__What is required__
Exactly and only the lines from the one containing "Write a Python" through the one containing "W, H = 1024, 696" belong in your copy. Pictures do not.
════════════════
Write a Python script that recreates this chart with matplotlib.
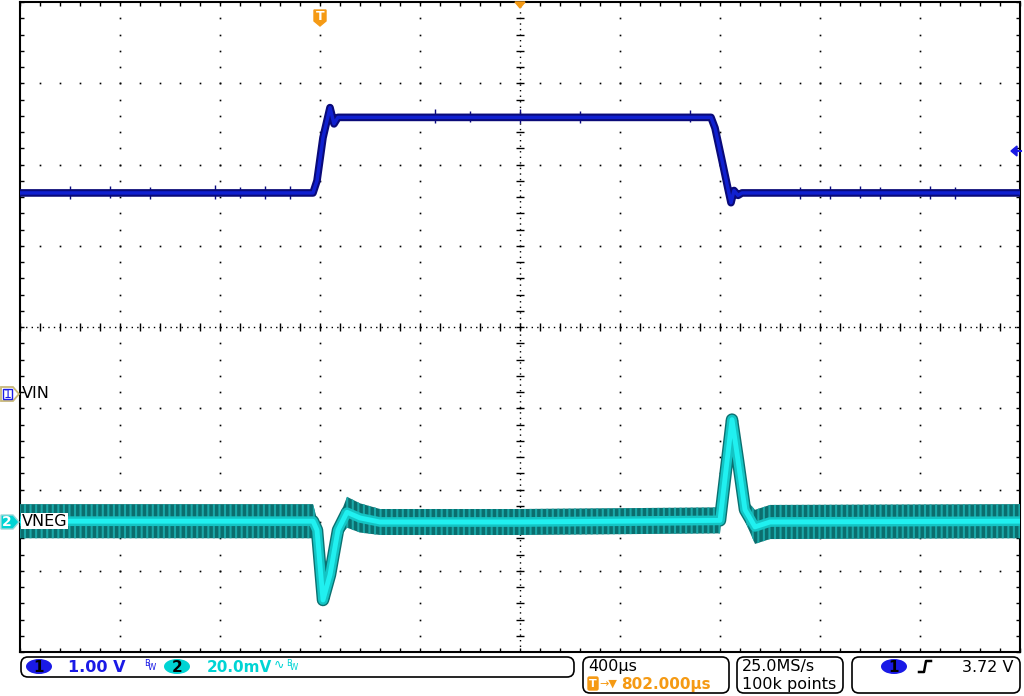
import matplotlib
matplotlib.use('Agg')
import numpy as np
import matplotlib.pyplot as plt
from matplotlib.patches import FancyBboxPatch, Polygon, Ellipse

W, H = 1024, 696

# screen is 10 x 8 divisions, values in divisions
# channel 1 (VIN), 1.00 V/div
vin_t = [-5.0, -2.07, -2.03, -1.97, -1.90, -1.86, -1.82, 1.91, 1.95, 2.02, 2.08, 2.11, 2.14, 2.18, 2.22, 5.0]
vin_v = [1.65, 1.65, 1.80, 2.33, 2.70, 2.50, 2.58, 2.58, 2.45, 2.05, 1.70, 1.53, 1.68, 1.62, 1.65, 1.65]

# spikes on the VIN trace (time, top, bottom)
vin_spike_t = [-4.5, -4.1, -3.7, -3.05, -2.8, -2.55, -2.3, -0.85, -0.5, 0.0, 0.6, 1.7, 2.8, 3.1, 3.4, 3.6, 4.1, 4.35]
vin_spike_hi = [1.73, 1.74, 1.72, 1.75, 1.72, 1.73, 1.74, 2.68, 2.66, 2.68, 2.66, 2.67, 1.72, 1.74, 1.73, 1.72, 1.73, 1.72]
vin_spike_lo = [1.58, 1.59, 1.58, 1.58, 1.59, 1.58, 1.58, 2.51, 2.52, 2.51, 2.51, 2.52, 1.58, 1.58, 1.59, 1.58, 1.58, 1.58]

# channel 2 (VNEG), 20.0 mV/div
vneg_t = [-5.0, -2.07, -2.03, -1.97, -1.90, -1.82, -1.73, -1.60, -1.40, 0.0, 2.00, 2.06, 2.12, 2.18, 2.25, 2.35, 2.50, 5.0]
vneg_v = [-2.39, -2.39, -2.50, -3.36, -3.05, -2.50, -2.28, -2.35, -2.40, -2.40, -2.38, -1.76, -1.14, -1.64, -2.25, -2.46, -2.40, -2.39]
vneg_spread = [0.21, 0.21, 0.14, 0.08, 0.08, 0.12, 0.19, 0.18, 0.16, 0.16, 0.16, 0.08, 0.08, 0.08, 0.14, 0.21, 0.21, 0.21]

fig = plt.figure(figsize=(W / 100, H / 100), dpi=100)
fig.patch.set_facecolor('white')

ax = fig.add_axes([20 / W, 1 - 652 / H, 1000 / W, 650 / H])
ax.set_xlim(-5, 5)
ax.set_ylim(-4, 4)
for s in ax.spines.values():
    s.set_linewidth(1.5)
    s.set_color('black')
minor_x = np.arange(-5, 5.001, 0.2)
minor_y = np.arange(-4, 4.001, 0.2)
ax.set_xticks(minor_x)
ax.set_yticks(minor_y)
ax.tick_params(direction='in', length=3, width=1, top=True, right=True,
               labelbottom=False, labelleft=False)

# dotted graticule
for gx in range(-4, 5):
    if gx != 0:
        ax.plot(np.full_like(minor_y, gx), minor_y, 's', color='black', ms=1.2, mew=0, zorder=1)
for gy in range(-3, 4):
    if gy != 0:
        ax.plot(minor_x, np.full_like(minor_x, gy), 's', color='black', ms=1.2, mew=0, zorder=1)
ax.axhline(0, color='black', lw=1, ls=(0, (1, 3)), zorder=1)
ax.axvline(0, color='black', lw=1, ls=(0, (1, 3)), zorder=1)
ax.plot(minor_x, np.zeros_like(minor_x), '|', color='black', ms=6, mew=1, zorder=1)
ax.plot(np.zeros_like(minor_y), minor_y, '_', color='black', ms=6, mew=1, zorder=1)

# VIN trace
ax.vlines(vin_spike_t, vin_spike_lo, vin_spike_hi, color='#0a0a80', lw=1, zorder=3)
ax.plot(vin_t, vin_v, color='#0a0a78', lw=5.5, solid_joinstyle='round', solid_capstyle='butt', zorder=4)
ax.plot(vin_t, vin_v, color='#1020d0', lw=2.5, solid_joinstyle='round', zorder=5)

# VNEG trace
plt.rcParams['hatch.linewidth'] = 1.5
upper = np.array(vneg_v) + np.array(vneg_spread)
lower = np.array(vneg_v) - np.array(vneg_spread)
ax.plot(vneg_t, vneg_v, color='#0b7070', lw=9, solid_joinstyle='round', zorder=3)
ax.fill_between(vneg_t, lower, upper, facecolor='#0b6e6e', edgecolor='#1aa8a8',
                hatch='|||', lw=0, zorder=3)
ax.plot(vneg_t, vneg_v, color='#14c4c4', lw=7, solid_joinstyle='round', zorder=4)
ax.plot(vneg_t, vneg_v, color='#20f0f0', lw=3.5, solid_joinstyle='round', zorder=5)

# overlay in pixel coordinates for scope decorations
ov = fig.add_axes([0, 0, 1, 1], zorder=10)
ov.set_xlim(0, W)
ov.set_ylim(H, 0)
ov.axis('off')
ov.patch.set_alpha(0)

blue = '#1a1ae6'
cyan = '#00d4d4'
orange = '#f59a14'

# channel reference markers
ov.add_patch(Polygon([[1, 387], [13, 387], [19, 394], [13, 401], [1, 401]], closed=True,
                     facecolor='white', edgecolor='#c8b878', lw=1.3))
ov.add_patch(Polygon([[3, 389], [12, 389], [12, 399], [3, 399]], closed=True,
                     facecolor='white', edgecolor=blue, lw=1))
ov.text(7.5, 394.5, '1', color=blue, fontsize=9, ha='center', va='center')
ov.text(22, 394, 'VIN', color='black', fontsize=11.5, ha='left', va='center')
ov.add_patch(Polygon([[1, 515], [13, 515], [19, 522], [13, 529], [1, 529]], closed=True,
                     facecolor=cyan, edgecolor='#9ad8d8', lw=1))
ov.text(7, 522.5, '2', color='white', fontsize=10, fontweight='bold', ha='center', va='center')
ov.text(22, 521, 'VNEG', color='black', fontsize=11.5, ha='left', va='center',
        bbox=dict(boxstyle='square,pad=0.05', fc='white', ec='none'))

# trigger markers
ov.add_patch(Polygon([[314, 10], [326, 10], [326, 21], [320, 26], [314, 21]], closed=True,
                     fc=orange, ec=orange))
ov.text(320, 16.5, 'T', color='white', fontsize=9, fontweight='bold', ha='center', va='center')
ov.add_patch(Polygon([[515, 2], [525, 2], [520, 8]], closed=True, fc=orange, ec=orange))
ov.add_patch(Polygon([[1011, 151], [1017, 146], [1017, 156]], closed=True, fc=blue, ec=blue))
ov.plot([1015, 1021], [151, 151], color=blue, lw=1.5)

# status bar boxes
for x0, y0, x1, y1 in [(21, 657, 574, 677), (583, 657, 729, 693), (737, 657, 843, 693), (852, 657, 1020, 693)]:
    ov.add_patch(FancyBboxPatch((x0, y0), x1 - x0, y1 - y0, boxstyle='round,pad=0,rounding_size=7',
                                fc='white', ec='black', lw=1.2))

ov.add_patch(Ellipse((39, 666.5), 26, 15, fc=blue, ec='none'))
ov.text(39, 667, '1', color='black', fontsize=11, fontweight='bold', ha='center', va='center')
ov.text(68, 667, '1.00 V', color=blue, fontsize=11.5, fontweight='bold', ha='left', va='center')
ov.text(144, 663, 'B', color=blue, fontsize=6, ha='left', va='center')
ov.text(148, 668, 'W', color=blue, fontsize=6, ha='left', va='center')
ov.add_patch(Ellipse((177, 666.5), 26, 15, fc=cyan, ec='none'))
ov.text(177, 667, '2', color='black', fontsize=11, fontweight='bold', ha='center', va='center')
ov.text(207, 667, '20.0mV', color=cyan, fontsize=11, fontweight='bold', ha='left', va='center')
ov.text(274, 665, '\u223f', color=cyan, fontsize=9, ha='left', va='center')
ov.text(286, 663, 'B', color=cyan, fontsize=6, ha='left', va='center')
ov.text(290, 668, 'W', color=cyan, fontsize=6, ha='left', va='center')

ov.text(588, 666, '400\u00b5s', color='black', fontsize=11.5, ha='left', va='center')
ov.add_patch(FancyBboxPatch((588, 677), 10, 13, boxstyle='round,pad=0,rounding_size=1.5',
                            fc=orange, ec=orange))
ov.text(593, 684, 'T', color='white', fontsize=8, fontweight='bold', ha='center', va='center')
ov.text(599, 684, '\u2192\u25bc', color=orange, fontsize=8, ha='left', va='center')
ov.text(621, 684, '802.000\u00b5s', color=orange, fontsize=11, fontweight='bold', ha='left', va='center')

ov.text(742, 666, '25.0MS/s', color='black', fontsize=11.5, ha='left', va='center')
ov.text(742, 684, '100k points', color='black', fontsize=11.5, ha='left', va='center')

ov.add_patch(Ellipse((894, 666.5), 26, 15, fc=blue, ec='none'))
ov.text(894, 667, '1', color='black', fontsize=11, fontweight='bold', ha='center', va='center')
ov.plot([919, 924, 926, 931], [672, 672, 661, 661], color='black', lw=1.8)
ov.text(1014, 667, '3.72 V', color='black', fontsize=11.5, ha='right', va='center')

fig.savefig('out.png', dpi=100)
════════════════
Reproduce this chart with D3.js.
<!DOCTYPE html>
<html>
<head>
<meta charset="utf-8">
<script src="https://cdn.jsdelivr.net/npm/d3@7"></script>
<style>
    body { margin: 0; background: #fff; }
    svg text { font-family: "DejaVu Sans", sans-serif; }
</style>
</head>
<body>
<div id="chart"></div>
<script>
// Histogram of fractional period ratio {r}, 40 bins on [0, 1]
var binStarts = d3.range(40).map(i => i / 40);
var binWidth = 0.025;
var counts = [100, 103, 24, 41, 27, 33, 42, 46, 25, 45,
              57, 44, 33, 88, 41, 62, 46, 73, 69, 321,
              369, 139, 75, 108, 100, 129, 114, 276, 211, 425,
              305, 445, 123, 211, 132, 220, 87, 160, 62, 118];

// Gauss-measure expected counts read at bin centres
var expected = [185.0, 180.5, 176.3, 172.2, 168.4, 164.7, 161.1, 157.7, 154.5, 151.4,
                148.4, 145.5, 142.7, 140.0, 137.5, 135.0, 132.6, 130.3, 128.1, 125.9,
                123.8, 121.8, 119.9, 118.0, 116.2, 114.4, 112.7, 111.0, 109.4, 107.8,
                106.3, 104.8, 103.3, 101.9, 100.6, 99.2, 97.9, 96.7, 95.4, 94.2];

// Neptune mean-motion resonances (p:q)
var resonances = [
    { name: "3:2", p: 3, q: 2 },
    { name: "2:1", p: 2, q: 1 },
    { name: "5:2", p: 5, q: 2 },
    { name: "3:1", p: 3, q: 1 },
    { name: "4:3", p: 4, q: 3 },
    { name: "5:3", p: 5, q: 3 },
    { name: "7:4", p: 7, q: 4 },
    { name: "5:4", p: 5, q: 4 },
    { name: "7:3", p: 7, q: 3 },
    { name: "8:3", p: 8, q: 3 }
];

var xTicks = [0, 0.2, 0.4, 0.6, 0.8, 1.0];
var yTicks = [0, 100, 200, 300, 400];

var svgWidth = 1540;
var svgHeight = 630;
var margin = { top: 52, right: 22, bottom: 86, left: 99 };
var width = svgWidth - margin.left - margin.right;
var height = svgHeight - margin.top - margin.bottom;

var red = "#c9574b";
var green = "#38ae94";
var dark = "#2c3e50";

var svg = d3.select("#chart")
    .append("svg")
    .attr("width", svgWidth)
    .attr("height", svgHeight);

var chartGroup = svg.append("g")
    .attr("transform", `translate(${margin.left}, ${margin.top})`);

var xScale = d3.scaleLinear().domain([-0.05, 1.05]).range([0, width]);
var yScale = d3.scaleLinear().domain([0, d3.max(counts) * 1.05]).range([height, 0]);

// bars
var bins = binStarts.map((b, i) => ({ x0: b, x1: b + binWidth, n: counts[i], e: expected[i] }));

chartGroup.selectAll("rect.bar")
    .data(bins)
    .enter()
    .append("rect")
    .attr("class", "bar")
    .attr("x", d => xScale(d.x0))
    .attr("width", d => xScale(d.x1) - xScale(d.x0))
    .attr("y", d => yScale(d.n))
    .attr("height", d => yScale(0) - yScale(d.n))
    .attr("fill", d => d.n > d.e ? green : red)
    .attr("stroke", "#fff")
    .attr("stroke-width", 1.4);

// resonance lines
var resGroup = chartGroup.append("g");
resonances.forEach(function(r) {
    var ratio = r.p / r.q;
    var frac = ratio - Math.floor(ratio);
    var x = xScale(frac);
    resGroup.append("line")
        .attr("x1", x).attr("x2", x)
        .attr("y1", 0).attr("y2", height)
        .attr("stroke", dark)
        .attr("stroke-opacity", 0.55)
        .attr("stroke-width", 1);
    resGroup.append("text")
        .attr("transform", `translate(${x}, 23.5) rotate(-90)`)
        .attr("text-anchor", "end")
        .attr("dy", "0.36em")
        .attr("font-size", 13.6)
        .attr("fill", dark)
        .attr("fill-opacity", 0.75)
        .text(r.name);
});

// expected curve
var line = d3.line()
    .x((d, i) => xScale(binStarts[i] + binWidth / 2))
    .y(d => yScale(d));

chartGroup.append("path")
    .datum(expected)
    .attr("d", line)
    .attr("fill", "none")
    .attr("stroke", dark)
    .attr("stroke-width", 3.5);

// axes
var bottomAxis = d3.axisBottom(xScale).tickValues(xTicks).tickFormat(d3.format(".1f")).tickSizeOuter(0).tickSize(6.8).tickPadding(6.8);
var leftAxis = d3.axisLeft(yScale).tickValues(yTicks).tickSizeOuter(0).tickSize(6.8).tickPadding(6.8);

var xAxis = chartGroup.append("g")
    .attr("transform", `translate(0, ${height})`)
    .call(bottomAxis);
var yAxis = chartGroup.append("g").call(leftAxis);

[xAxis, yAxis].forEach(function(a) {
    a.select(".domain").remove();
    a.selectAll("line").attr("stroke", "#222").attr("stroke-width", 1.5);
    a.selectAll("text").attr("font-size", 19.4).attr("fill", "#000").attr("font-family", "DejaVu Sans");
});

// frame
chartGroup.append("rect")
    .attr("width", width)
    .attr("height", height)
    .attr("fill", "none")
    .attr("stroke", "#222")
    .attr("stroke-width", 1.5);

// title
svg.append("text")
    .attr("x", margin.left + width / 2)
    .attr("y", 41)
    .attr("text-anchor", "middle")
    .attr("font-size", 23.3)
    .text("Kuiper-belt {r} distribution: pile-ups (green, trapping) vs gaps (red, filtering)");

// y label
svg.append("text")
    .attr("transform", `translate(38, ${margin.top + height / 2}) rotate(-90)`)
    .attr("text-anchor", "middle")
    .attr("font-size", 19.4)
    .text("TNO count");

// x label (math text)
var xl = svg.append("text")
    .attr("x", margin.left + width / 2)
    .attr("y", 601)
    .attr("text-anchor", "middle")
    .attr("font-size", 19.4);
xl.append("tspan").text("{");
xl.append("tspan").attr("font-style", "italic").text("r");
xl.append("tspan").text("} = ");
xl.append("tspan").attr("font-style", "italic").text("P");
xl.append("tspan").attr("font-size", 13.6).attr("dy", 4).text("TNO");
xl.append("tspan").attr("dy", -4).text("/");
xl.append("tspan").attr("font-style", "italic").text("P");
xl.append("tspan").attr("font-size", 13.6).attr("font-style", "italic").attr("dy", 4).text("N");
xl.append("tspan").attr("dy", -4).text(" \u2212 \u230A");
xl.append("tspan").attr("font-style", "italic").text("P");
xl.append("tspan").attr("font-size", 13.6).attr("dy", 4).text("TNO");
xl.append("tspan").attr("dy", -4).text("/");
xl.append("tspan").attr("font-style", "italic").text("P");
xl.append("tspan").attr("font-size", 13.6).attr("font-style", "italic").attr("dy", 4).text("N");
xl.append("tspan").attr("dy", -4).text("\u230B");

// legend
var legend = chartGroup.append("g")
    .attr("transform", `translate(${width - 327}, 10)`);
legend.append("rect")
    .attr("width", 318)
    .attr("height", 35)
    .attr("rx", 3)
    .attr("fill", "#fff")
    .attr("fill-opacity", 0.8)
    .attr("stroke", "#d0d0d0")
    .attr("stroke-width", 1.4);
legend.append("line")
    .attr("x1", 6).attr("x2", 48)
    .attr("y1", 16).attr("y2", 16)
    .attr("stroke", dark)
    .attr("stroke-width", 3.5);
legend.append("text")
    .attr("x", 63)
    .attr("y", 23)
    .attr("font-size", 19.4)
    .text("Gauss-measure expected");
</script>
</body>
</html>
════════════════
__Answer in full__
Write a Python script that recreates this chart with matplotlib.
import matplotlib
matplotlib.use('Agg')
import numpy as np
import matplotlib.pyplot as plt
from matplotlib.patches import FancyBboxPatch, Polygon, Ellipse

W, H = 1024, 696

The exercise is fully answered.